Change everywhere requires everyone to be a changemaker, says Bill Drayton, Founder of Ashoka: Innovators for the Public.
We have all heard Lao Tzu’s proverb, “Give a man a fish; feed him for a day. Teach a man to fish; feed him for a lifetime.” But what do we do in a rapidly changing world, a world in which fish are increasingly scarce, oceans have been poisoned and polluted, and access to them is grossly unjust? What do we do when teaching the hungry to fish will still leave them without long-term livelihoods or future food on their plates? To the social entrepreneur, the answer is clear: it is not enough to teach a man to fish. The fishing industry must change.
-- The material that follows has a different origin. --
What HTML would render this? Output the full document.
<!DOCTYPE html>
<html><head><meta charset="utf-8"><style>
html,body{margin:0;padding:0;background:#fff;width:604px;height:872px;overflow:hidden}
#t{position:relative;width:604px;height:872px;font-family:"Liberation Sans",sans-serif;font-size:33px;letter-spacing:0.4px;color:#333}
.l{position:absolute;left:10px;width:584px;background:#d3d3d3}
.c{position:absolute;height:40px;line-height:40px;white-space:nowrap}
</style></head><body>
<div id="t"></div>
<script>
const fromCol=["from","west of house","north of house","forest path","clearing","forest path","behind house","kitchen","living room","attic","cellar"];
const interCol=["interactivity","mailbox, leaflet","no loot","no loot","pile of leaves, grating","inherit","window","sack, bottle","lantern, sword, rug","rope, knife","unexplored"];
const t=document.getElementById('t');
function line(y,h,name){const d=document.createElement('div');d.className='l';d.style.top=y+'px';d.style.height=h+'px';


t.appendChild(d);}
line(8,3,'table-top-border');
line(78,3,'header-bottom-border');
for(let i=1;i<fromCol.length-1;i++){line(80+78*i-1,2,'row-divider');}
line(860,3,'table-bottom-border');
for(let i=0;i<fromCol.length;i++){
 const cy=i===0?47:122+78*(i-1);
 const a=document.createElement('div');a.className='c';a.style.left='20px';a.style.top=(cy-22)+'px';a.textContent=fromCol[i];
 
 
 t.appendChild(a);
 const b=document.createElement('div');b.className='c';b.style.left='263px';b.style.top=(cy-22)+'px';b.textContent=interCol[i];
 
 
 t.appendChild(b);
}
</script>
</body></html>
And it is the social entrepreneur’s duty – and therefore Ashoka’s – to revolutionize the fishing industry, to change its structure and how it works.
How are social entrepreneurs able to have this impact? The mission of a social entrepreneur is to advance change for the common good, to conceive and engineer new patterns which grow and spread year after year. Within five years of launching their organizations, three-quarters of Ashoka’s 3,000 leading social entrepreneur Fellows have changed important patterns in their fields and over half have changed national policy. The work of a social entrepreneur continues to be an independent, powerful, and creative force that multiplies in influence and impact decade after decade.
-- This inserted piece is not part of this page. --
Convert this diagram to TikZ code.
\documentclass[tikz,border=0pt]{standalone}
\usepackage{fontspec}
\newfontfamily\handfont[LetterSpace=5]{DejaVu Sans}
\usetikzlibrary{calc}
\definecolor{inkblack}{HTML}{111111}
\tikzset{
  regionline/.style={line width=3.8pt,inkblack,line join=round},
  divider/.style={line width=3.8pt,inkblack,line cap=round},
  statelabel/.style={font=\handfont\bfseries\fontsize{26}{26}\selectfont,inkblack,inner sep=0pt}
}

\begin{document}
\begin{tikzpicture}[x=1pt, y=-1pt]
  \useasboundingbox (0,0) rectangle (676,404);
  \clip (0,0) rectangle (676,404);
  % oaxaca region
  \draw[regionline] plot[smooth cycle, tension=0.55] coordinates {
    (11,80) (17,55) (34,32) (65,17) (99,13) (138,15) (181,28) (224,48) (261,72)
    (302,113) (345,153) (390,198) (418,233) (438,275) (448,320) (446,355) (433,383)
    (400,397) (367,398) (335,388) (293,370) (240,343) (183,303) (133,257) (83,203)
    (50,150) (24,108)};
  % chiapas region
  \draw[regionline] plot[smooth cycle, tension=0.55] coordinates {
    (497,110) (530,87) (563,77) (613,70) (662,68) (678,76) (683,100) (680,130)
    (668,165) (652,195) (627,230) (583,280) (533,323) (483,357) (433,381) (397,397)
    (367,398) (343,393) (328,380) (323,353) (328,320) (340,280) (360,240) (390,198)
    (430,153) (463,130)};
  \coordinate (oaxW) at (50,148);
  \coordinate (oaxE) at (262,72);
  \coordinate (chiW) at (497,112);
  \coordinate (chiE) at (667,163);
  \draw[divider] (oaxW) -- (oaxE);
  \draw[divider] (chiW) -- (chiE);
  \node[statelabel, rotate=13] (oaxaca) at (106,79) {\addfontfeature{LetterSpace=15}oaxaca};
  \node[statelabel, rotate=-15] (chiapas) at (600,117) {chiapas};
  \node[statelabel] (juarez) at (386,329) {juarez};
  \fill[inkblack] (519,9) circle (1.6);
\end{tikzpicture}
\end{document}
Ingrained in the very nature of a leading social entrepreneur is a less recognized impact that is even more important—especially at this moment of history. Almost every leading social entrepreneur catalyzes thousands of others to stand up and become local changemakers. They are highly visible, contagious role models. More important, the chief way they spread their ideas across thousands of communities is by getting local people to see their vision, to want it and to stand up and organize to make it happen – i.e. to become local changemakers.
That is why social entrepreneurs make their ideas as simple, safe, and supported as possible. They do not want to dig a moat; they work hard to create a movement. That is how they change the world. These local changemakers also disrupt local patterns, are role models, and recruit others to create change along with them. Some will later become social entrepreneurs in their own right.
Together these local changemakers become the long term grassroots leadership for their adopted fields. Together they progressively push their communities toward the tipping point when it is easy and natural for everyone to be a changemaker whenever the need or opportunity comes.
Given that the rate of change continues to escalate exponentially, such an “everyone a changemaker™” population becomes critical. It is the only way the solutions can outrun the problems. As we leave a relatively static world, the institutions characterized by repetitive function, leadership by a few and walls will become obsolete. Instead the world needs and rewards highly fluid teams of teams. Teams require everyone to be initiatory players, in today’s world (and even more in the future), that requires everyone to be able to contribute to change. This new model is already visible in the world’s most successful organizations and groups, from the early pioneer Jesuits to Silicon Valley.
Over the past decade, Ashoka has been developing its own collaborative entrepreneurship model based on this team of teams approach. Collaborative entrepreneurship allows hundreds of the world’s top social entrepreneurs working on the same problem to define where society must go and then collaborate with each other, their business peers, governments, and other institutions to arrive at the new vision.
For example, a successful partnering in India between citizen groups and property developers has helped in alleviating the housing shortage by 10,000 homes. This and similar demonstrations in other industries (spanning health to agriculture) on four continents demonstrate a big idea that is critical to the transition from institutions to teams of teams: Wherever you see a wall you probably are looking at a huge opportunity to increase productivity and wealth. In five years business strategists and business schools will have long since adopted this insight.
Any child who does not master empathetic skills at a high level will, in a world of rapid change where the rules cover less and less, hurt others and disrupt groups. They will as a result be thrown out, marginalized ruthlessly – regardless of their knowledge. They certainly cannot go on to master the other necessary skills – teamwork, leadership, and changemaking. Young people (ages 12-20) must then practice all four skills. Practice is the only way to mastery. These two insights redefine what is critical to growing up successfully. But how many principals or even parents know?
A global team of teams of 1,000 leading social entrepreneurs, schools, key writers and other idea intermediaries and their allies are now at work to tip everyone’s frame of reference on Ashoka’s “Every Child Must Master Empathy” global collaborative entrepreneurship thrust. A larger team of teams is at work to tip thinking and open new doors for the teen years.
Both YPO and WPO members can make important contributions at this turning point moment – be it in how they parent or how they help the organization they lead transition from institution to an open, fluid team of teams.